Learning the not and conquering the not, has made me aware of the could and want the could. 

I believe we are a special and uncommon student. I believe that we have a chasm to cross that most other people in gyms don't. I can't name one other person at my gym that isn't an athlete or former athlete or at least a former tomboy. Breaking the negative association with or dismissal of physical movement is a task unto itself, and one I think BJJ is especially well equipped to complete.




Tuesday, June 21, 2011

My doctor knows what the full guard is!

So I was sitting at the chiropractor's office today. I'm getting an MRI on my foot instead of das boot. Hopefully it'll be smoother sailing than clomping around in a chunk of plastic.

The visit was great though. This is the second...no...THIRD doctor I've seen about this, so I wasn't expecting too much. I explained how I'd hurt myself and he replied "Yeah...we're going to have to take you off running, but I don't want you to have to stop training completely. If you do spar, work in full guard and escapes only. Nothing from the top." Say what? Did he just give me a BJJ specific prescription? I knew going to a chiro that specialized in sports medicine meant that there would be a deeper understanding of the injury, but it turns out this guy works on a couple of big name MMA fighters when they want to treat their injuries with as much secrecy as possible. This was the exact OPPOSITE of the kiais. I guess that's the benefit of training in an area where MMA is so big.

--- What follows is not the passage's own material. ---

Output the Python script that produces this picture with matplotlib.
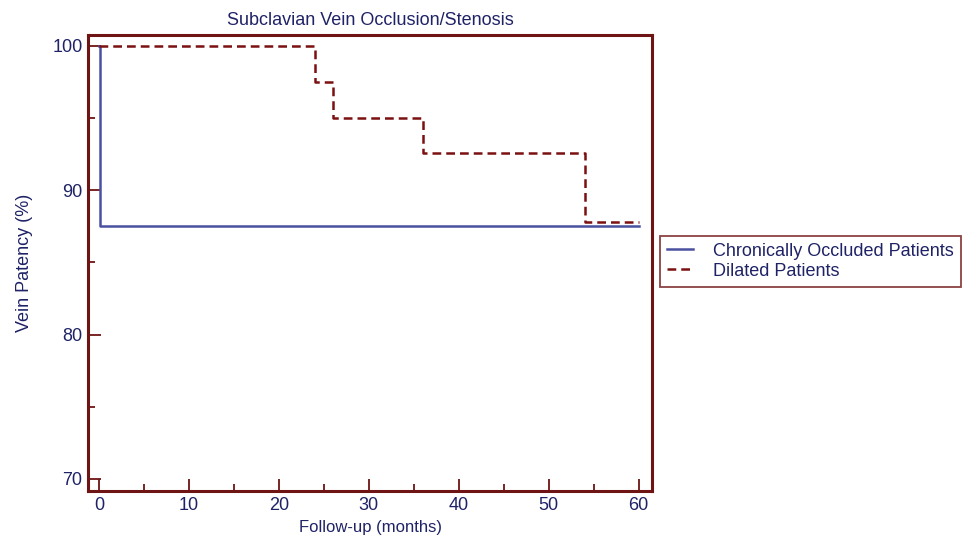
import matplotlib.pyplot as plt
from matplotlib.ticker import MultipleLocator

plt.switch_backend('agg')
plt.rcParams['font.family'] = ['Liberation Sans', 'DejaVu Sans']

# Kaplan-Meier style step data
occluded_t = [0, 0.1, 60]
occluded_y = [100, 87.5, 87.5]
dilated_t = [0, 24, 26, 36, 54, 60]
dilated_y = [100, 97.5, 95.0, 92.6, 87.8, 87.8]

navy = '#1f2366'
spine_c = '#6e1414'
blue_c = '#4a51a0'
red_c = '#7a1010'

fig = plt.figure(figsize=(9.66, 5.43), dpi=100)
ax = fig.add_axes([0.0911, 0.0958, 0.584, 0.8398])

ax.step(occluded_t, occluded_y, where='post', color=blue_c, lw=1.8,
        label='Chronically Occluded Patients')
ax.step(dilated_t, dilated_y, where='post', color=red_c, lw=1.8,
        ls=(0, (3.5, 2)), label='Dilated Patients')

ax.set_xlim(-1.22, 61.5)
ax.set_ylim(69.17, 100.76)
ax.xaxis.set_major_locator(MultipleLocator(10))
ax.xaxis.set_minor_locator(MultipleLocator(5))
ax.yaxis.set_major_locator(MultipleLocator(10))
ax.yaxis.set_minor_locator(MultipleLocator(5))
ax.tick_params(which='both', direction='in', color=spine_c, labelcolor=navy,
               labelsize=13, width=1.3, pad=4)
ax.tick_params(which='major', length=9)
ax.tick_params(which='minor', length=5)
for s in ax.spines.values():
    s.set_color(spine_c)
    s.set_linewidth(2.2)

ax.set_title('Subclavian Vein Occlusion/Stenosis', color=navy, fontsize=13, pad=7)
ax.set_xlabel('Follow-up (months)', color=navy, fontsize=12, labelpad=5)
ax.set_ylabel('Vein Patency (%)', color=navy, fontsize=13, labelpad=14)

leg = ax.legend(loc='center left', bbox_to_anchor=(1.014, 0.504), fontsize=13,
                frameon=True, fancybox=False, handlelength=1.45,
                borderpad=0.4, labelspacing=0.15, handletextpad=1.1,
                borderaxespad=0)
leg.get_frame().set_edgecolor(spine_c)
leg.get_frame().set_linewidth(1.3)
for t in leg.get_texts():
    t.set_color(navy)

fig.savefig('out.png', dpi=100)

We talked more about treatment and diagnosis options and something he said totally caught me off guard "I want to interrupt your training as little as possible. I don't like to keep athletes from their activities." Athletes? Me? An athlete? No way.

Afterward, we discussed my chronically crackly knees, which thankfully, are only due to genetically tight quads. Apparently the tight muscle offsets alignment, causing pain. The grinding comes from decreased cartilage (which I knew) and apparently, grappling helps rebuild it. 

Monday, June 20, 2011

Creepiest prank EVER...

But first, I need to confess my massive jiu jitsu crushes on Saulo Ribeiro and Roy Dean. My ears perk whenever anyone even mentions their names. I sleep with a copy of Jiu Jitsu University in bed. I'm dead serious.

And now...the prank...



Tonight was cool. We worked a flowing drill (I know there's a technical term for them) that went from a standing guard pass to side control to mount to bridge mount escape, then your partner starts. I don't know why, but I love continuous flow drills.

There's a new guy in class...white belt...looks to be early 20s. He's gonna be goooood. Watching him learn is so cool. he catches everything quickly, has a really good attitude and is humble. I love cool, good people.